What is required ▸ Quote the listing below in its entirety, omitting every image.

------ Dataset extract ------

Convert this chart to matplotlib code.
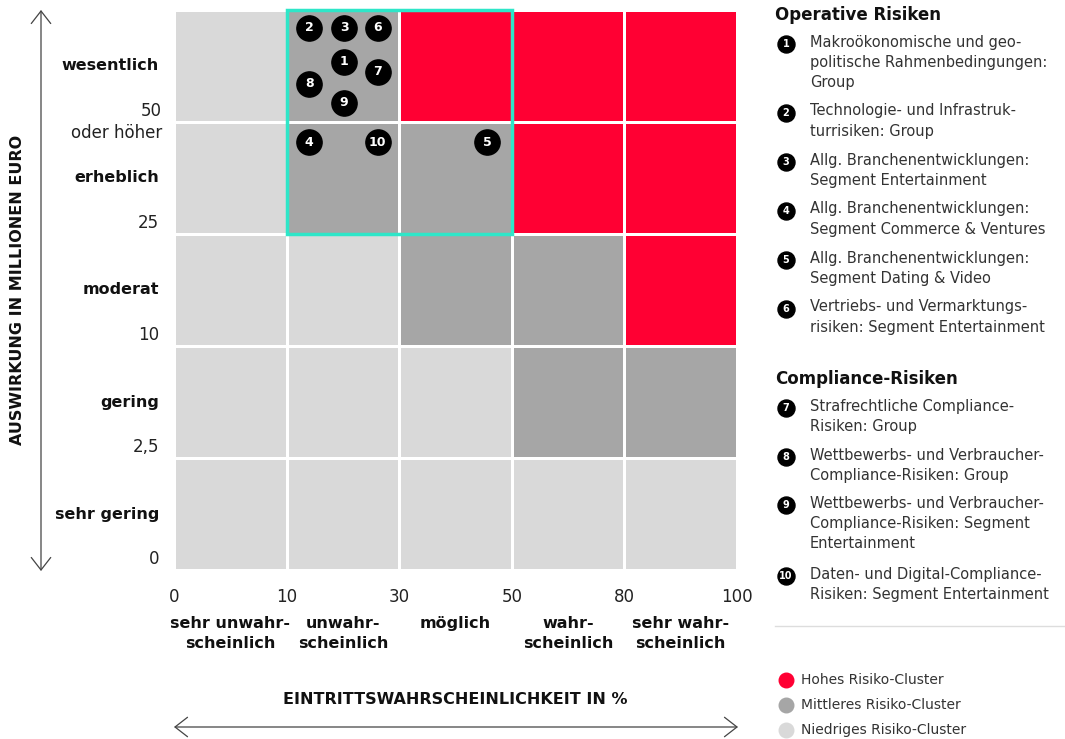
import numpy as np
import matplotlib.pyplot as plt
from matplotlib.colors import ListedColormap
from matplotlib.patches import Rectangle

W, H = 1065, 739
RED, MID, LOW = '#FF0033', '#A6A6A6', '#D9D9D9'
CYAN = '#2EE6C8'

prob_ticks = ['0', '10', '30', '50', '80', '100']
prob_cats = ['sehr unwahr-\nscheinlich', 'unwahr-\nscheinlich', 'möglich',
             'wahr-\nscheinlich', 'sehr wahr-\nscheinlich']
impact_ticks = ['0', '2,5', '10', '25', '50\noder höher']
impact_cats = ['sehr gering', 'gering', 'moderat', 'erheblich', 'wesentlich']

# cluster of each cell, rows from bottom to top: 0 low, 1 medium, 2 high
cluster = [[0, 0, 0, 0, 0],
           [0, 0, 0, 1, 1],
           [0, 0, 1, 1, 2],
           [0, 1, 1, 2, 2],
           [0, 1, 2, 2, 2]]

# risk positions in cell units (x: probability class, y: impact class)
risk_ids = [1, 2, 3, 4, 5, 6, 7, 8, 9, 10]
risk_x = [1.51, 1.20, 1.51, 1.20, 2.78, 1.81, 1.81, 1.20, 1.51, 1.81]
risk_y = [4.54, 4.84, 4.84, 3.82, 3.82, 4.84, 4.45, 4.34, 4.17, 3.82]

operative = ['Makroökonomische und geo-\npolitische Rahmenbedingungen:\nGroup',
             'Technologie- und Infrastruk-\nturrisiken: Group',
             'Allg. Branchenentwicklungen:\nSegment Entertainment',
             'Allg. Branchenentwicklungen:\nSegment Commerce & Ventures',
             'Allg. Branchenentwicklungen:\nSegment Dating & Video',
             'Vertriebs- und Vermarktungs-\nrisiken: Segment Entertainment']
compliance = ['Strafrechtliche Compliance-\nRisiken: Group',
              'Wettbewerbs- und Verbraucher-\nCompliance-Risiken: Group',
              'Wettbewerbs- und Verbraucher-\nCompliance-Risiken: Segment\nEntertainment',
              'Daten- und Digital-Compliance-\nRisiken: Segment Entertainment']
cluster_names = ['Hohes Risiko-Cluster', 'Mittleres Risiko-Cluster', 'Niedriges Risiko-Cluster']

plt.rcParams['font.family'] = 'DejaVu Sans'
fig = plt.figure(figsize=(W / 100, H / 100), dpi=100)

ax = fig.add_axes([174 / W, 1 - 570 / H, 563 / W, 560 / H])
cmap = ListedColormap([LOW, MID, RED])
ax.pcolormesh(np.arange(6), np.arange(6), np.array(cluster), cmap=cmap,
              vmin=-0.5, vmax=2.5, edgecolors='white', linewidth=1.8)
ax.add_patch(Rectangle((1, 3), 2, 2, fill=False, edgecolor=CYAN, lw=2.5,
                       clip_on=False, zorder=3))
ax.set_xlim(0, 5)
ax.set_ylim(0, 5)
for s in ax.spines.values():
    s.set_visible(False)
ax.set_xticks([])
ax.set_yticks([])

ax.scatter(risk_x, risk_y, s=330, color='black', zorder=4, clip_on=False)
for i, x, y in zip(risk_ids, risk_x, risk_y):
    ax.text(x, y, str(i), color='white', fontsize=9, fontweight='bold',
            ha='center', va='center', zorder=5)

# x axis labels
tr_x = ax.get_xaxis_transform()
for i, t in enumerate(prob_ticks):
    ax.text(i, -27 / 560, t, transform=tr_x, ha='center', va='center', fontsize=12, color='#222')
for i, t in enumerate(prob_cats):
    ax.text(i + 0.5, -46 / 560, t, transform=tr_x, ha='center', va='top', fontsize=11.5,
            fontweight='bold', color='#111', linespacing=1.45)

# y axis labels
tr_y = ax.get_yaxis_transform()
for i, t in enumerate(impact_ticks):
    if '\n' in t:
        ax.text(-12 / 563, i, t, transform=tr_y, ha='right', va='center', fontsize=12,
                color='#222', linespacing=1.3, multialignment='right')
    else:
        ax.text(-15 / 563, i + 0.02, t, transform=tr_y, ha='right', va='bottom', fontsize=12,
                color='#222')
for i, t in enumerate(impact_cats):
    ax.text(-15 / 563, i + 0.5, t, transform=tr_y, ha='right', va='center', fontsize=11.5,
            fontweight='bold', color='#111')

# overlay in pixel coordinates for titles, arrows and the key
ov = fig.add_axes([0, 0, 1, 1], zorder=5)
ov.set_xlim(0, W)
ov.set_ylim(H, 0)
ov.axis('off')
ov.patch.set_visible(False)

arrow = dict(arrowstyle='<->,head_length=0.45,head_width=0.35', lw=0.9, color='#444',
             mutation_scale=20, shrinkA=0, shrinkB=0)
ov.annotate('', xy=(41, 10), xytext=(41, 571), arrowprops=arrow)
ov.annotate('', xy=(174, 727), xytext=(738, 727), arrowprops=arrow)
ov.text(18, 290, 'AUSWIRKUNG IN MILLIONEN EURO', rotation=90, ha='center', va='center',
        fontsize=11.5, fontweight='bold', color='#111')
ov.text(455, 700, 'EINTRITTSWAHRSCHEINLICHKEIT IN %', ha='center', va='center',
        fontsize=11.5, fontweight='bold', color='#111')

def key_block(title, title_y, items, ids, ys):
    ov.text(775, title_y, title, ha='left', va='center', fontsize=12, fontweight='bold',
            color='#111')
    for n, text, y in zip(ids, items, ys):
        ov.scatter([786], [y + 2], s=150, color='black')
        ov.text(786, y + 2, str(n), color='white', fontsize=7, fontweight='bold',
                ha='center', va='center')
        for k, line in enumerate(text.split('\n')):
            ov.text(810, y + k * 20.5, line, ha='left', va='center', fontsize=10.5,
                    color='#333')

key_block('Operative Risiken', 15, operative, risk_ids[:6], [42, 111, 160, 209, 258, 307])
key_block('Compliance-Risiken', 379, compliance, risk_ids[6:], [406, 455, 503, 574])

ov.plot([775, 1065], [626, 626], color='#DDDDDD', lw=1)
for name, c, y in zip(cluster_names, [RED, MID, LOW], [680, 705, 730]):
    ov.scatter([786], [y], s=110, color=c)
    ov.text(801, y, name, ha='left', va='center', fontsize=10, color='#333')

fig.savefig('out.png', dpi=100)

------

The response ▸
Convert this chart to matplotlib code.
import numpy as np
import matplotlib.pyplot as plt
from matplotlib.colors import ListedColormap
from matplotlib.patches import Rectangle

W, H = 1065, 739
RED, MID, LOW = '#FF0033', '#A6A6A6', '#D9D9D9'
CYAN = '#2EE6C8'

prob_ticks = ['0', '10', '30', '50', '80', '100']
prob_cats = ['sehr unwahr-\nscheinlich', 'unwahr-\nscheinlich', 'möglich',
             'wahr-\nscheinlich', 'sehr wahr-\nscheinlich']
impact_ticks = ['0', '2,5', '10', '25', '50\noder höher']
impact_cats = ['sehr gering', 'gering', 'moderat', 'erheblich', 'wesentlich']

# cluster of each cell, rows from bottom to top: 0 low, 1 medium, 2 high
cluster = [[0, 0, 0, 0, 0],
           [0, 0, 0, 1, 1],
           [0, 0, 1, 1, 2],
           [0, 1, 1, 2, 2],
           [0, 1, 2, 2, 2]]

# risk positions in cell units (x: probability class, y: impact class)
risk_ids = [1, 2, 3, 4, 5, 6, 7, 8, 9, 10]
risk_x = [1.51, 1.20, 1.51, 1.20, 2.78, 1.81, 1.81, 1.20, 1.51, 1.81]
risk_y = [4.54, 4.84, 4.84, 3.82, 3.82, 4.84, 4.45, 4.34, 4.17, 3.82]

operative = ['Makroökonomische und geo-\npolitische Rahmenbedingungen:\nGroup',
             'Technologie- und Infrastruk-\nturrisiken: Group',
             'Allg. Branchenentwicklungen:\nSegment Entertainment',
             'Allg. Branchenentwicklungen:\nSegment Commerce & Ventures',
             'Allg. Branchenentwicklungen:\nSegment Dating & Video',
             'Vertriebs- und Vermarktungs-\nrisiken: Segment Entertainment']
compliance = ['Strafrechtliche Compliance-\nRisiken: Group',
              'Wettbewerbs- und Verbraucher-\nCompliance-Risiken: Group',
              'Wettbewerbs- und Verbraucher-\nCompliance-Risiken: Segment\nEntertainment',
              'Daten- und Digital-Compliance-\nRisiken: Segment Entertainment']
cluster_names = ['Hohes Risiko-Cluster', 'Mittleres Risiko-Cluster', 'Niedriges Risiko-Cluster']

plt.rcParams['font.family'] = 'DejaVu Sans'
fig = plt.figure(figsize=(W / 100, H / 100), dpi=100)

ax = fig.add_axes([174 / W, 1 - 570 / H, 563 / W, 560 / H])
cmap = ListedColormap([LOW, MID, RED])
ax.pcolormesh(np.arange(6), np.arange(6), np.array(cluster), cmap=cmap,
              vmin=-0.5, vmax=2.5, edgecolors='white', linewidth=1.8)
ax.add_patch(Rectangle((1, 3), 2, 2, fill=False, edgecolor=CYAN, lw=2.5,
                       clip_on=False, zorder=3))
ax.set_xlim(0, 5)
ax.set_ylim(0, 5)
for s in ax.spines.values():
    s.set_visible(False)
ax.set_xticks([])
ax.set_yticks([])

ax.scatter(risk_x, risk_y, s=330, color='black', zorder=4, clip_on=False)
for i, x, y in zip(risk_ids, risk_x, risk_y):
    ax.text(x, y, str(i), color='white', fontsize=9, fontweight='bold',
            ha='center', va='center', zorder=5)

# x axis labels
tr_x = ax.get_xaxis_transform()
for i, t in enumerate(prob_ticks):
    ax.text(i, -27 / 560, t, transform=tr_x, ha='center', va='center', fontsize=12, color='#222')
for i, t in enumerate(prob_cats):
    ax.text(i + 0.5, -46 / 560, t, transform=tr_x, ha='center', va='top', fontsize=11.5,
            fontweight='bold', color='#111', linespacing=1.45)

# y axis labels
tr_y = ax.get_yaxis_transform()
for i, t in enumerate(impact_ticks):
    if '\n' in t:
        ax.text(-12 / 563, i, t, transform=tr_y, ha='right', va='center', fontsize=12,
                color='#222', linespacing=1.3, multialignment='right')
    else:
        ax.text(-15 / 563, i + 0.02, t, transform=tr_y, ha='right', va='bottom', fontsize=12,
                color='#222')
for i, t in enumerate(impact_cats):
    ax.text(-15 / 563, i + 0.5, t, transform=tr_y, ha='right', va='center', fontsize=11.5,
            fontweight='bold', color='#111')

# overlay in pixel coordinates for titles, arrows and the key
ov = fig.add_axes([0, 0, 1, 1], zorder=5)
ov.set_xlim(0, W)
ov.set_ylim(H, 0)
ov.axis('off')
ov.patch.set_visible(False)

arrow = dict(arrowstyle='<->,head_length=0.45,head_width=0.35', lw=0.9, color='#444',
             mutation_scale=20, shrinkA=0, shrinkB=0)
ov.annotate('', xy=(41, 10), xytext=(41, 571), arrowprops=arrow)
ov.annotate('', xy=(174, 727), xytext=(738, 727), arrowprops=arrow)
ov.text(18, 290, 'AUSWIRKUNG IN MILLIONEN EURO', rotation=90, ha='center', va='center',
        fontsize=11.5, fontweight='bold', color='#111')
ov.text(455, 700, 'EINTRITTSWAHRSCHEINLICHKEIT IN %', ha='center', va='center',
        fontsize=11.5, fontweight='bold', color='#111')

def key_block(title, title_y, items, ids, ys):
    ov.text(775, title_y, title, ha='left', va='center', fontsize=12, fontweight='bold',
            color='#111')
    for n, text, y in zip(ids, items, ys):
        ov.scatter([786], [y + 2], s=150, color='black')
        ov.text(786, y + 2, str(n), color='white', fontsize=7, fontweight='bold',
                ha='center', va='center')
        for k, line in enumerate(text.split('\n')):
            ov.text(810, y + k * 20.5, line, ha='left', va='center', fontsize=10.5,
                    color='#333')

key_block('Operative Risiken', 15, operative, risk_ids[:6], [42, 111, 160, 209, 258, 307])
key_block('Compliance-Risiken', 379, compliance, risk_ids[6:], [406, 455, 503, 574])

ov.plot([775, 1065], [626, 626], color='#DDDDDD', lw=1)
for name, c, y in zip(cluster_names, [RED, MID, LOW], [680, 705, 730]):
    ov.scatter([786], [y], s=110, color=c)
    ov.text(801, y, name, ha='left', va='center', fontsize=10, color='#333')

fig.savefig('out.png', dpi=100)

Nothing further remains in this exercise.